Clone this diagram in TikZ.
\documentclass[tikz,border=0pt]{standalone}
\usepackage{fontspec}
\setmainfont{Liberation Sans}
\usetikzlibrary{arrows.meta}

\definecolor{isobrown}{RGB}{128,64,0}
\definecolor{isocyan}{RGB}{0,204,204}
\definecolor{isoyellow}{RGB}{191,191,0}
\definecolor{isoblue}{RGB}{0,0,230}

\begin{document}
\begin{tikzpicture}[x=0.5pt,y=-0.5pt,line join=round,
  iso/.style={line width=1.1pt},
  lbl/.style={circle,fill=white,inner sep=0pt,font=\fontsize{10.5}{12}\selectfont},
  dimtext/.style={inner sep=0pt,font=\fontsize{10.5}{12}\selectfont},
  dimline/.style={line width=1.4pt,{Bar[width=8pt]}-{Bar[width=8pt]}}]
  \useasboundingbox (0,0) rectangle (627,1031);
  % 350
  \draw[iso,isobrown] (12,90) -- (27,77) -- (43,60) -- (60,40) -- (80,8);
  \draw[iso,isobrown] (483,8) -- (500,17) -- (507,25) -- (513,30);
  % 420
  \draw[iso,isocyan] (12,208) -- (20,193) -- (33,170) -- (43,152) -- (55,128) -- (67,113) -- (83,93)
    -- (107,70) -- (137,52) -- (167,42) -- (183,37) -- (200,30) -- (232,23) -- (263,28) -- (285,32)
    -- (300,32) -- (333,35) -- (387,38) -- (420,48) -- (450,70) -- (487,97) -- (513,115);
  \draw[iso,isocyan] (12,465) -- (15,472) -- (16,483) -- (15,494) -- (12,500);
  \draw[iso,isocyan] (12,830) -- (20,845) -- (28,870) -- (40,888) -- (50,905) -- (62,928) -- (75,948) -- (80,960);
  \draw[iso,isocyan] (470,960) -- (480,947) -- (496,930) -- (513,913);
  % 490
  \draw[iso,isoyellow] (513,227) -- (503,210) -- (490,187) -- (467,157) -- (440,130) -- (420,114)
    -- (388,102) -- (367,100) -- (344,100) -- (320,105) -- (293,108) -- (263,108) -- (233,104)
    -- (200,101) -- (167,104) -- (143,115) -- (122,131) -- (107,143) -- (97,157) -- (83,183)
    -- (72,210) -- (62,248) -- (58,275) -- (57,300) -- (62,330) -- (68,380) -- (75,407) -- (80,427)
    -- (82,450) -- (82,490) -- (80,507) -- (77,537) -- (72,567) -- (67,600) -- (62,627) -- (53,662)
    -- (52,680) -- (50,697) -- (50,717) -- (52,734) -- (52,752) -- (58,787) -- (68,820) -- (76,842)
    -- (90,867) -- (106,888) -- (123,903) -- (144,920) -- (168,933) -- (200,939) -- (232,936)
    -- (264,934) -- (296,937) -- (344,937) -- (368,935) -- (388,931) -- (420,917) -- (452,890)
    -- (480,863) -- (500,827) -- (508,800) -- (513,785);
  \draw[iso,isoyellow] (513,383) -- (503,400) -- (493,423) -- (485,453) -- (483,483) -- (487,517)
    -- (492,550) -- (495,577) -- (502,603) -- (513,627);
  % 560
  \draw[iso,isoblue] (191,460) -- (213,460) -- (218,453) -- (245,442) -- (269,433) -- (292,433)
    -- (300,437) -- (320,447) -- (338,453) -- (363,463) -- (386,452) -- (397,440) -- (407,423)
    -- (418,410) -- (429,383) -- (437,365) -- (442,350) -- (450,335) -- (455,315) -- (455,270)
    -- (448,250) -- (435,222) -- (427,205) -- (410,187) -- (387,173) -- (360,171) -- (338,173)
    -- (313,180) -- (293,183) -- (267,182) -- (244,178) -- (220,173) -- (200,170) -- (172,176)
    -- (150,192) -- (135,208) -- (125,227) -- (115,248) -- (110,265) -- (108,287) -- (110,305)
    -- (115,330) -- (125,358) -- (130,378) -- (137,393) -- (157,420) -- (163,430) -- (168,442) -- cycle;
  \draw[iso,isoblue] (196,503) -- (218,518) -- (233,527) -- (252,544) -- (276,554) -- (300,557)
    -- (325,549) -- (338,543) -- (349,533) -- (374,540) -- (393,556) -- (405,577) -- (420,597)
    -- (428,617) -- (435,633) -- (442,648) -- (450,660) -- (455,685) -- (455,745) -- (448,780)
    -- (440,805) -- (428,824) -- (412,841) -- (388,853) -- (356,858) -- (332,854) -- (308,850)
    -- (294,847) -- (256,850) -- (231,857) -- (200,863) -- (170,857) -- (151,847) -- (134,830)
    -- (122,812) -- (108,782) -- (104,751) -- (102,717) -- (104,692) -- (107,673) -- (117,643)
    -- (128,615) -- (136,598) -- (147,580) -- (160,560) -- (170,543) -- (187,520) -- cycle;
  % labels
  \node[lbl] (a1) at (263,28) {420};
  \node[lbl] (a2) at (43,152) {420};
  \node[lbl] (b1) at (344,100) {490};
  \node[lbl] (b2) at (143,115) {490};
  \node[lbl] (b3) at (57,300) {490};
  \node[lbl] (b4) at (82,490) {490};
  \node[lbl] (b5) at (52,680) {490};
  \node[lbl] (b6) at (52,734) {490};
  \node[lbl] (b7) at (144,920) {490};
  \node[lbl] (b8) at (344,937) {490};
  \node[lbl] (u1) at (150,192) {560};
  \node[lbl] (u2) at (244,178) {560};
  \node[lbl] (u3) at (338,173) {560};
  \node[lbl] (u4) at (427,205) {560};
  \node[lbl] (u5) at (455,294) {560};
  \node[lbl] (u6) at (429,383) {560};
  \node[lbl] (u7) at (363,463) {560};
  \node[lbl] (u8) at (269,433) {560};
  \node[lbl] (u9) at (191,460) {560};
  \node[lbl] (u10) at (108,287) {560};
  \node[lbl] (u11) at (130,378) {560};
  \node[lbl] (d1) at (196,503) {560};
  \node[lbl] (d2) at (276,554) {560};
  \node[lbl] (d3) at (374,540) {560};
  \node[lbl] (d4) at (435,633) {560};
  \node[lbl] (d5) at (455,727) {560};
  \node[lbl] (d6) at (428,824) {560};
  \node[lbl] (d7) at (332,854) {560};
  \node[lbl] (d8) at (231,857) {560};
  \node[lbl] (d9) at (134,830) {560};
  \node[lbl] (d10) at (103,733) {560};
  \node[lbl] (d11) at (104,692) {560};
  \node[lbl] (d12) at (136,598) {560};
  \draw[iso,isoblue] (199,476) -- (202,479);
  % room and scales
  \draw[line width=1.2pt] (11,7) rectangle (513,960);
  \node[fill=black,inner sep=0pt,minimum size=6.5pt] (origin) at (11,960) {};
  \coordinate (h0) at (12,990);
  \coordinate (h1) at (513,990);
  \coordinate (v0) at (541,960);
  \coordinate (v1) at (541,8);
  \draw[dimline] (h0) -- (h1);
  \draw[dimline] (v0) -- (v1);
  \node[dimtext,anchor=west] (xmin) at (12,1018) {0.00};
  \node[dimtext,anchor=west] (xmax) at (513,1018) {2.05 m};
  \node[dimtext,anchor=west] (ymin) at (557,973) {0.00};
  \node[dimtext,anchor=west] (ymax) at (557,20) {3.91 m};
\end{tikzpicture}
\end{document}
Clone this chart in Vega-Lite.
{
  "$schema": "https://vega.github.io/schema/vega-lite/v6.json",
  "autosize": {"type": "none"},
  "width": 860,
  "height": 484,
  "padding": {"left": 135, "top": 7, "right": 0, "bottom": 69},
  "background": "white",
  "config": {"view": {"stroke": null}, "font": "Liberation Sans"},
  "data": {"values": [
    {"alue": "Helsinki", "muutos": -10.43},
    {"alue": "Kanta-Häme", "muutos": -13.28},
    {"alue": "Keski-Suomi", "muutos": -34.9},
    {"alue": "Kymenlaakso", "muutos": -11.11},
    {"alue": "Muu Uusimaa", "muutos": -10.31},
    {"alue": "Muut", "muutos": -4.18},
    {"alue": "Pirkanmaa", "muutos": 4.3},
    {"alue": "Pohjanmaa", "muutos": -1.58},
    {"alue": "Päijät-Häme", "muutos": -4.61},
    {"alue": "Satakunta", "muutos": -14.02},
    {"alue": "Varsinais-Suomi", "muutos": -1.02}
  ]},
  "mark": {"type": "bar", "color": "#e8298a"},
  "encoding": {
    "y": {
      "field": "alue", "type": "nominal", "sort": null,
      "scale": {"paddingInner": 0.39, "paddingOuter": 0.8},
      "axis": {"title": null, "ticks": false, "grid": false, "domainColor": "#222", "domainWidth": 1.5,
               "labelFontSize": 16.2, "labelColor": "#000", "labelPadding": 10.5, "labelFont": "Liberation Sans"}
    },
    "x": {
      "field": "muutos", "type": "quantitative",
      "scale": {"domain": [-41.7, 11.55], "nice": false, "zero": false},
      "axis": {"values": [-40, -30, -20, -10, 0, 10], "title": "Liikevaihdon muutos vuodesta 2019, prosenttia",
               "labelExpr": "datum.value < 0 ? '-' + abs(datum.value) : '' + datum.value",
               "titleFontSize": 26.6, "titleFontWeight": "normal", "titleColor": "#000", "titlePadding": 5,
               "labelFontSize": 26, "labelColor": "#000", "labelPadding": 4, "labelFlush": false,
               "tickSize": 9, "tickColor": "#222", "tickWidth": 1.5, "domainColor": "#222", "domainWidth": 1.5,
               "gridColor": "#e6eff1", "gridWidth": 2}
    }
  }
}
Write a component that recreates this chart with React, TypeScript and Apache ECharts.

+++++

_GIVEN REQUEST_
Return exactly the lines from the line bearing "Clone this chart in Vega-Lite." to the end of the records, inclusive of both; include no other lines.

_SOLUTION TO THE EXERCISE_
Clone this chart in Vega-Lite.
{
  "$schema": "https://vega.github.io/schema/vega-lite/v6.json",
  "autosize": {"type": "none"},
  "width": 860,
  "height": 484,
  "padding": {"left": 135, "top": 7, "right": 0, "bottom": 69},
  "background": "white",
  "config": {"view": {"stroke": null}, "font": "Liberation Sans"},
  "data": {"values": [
    {"alue": "Helsinki", "muutos": -10.43},
    {"alue": "Kanta-Häme", "muutos": -13.28},
    {"alue": "Keski-Suomi", "muutos": -34.9},
    {"alue": "Kymenlaakso", "muutos": -11.11},
    {"alue": "Muu Uusimaa", "muutos": -10.31},
    {"alue": "Muut", "muutos": -4.18},
    {"alue": "Pirkanmaa", "muutos": 4.3},
    {"alue": "Pohjanmaa", "muutos": -1.58},
    {"alue": "Päijät-Häme", "muutos": -4.61},
    {"alue": "Satakunta", "muutos": -14.02},
    {"alue": "Varsinais-Suomi", "muutos": -1.02}
  ]},
  "mark": {"type": "bar", "color": "#e8298a"},
  "encoding": {
    "y": {
      "field": "alue", "type": "nominal", "sort": null,
      "scale": {"paddingInner": 0.39, "paddingOuter": 0.8},
      "axis": {"title": null, "ticks": false, "grid": false, "domainColor": "#222", "domainWidth": 1.5,
               "labelFontSize": 16.2, "labelColor": "#000", "labelPadding": 10.5, "labelFont": "Liberation Sans"}
    },
    "x": {
      "field": "muutos", "type": "quantitative",
      "scale": {"domain": [-41.7, 11.55], "nice": false, "zero": false},
      "axis": {"values": [-40, -30, -20, -10, 0, 10], "title": "Liikevaihdon muutos vuodesta 2019, prosenttia",
               "labelExpr": "datum.value < 0 ? '-' + abs(datum.value) : '' + datum.value",
               "titleFontSize": 26.6, "titleFontWeight": "normal", "titleColor": "#000", "titlePadding": 5,
               "labelFontSize": 26, "labelColor": "#000", "labelPadding": 4, "labelFlush": false,
               "tickSize": 9, "tickColor": "#222", "tickWidth": 1.5, "domainColor": "#222", "domainWidth": 1.5,
               "gridColor": "#e6eff1", "gridWidth": 2}
    }
  }
}
Write a component that recreates this chart with React, TypeScript and Apache ECharts.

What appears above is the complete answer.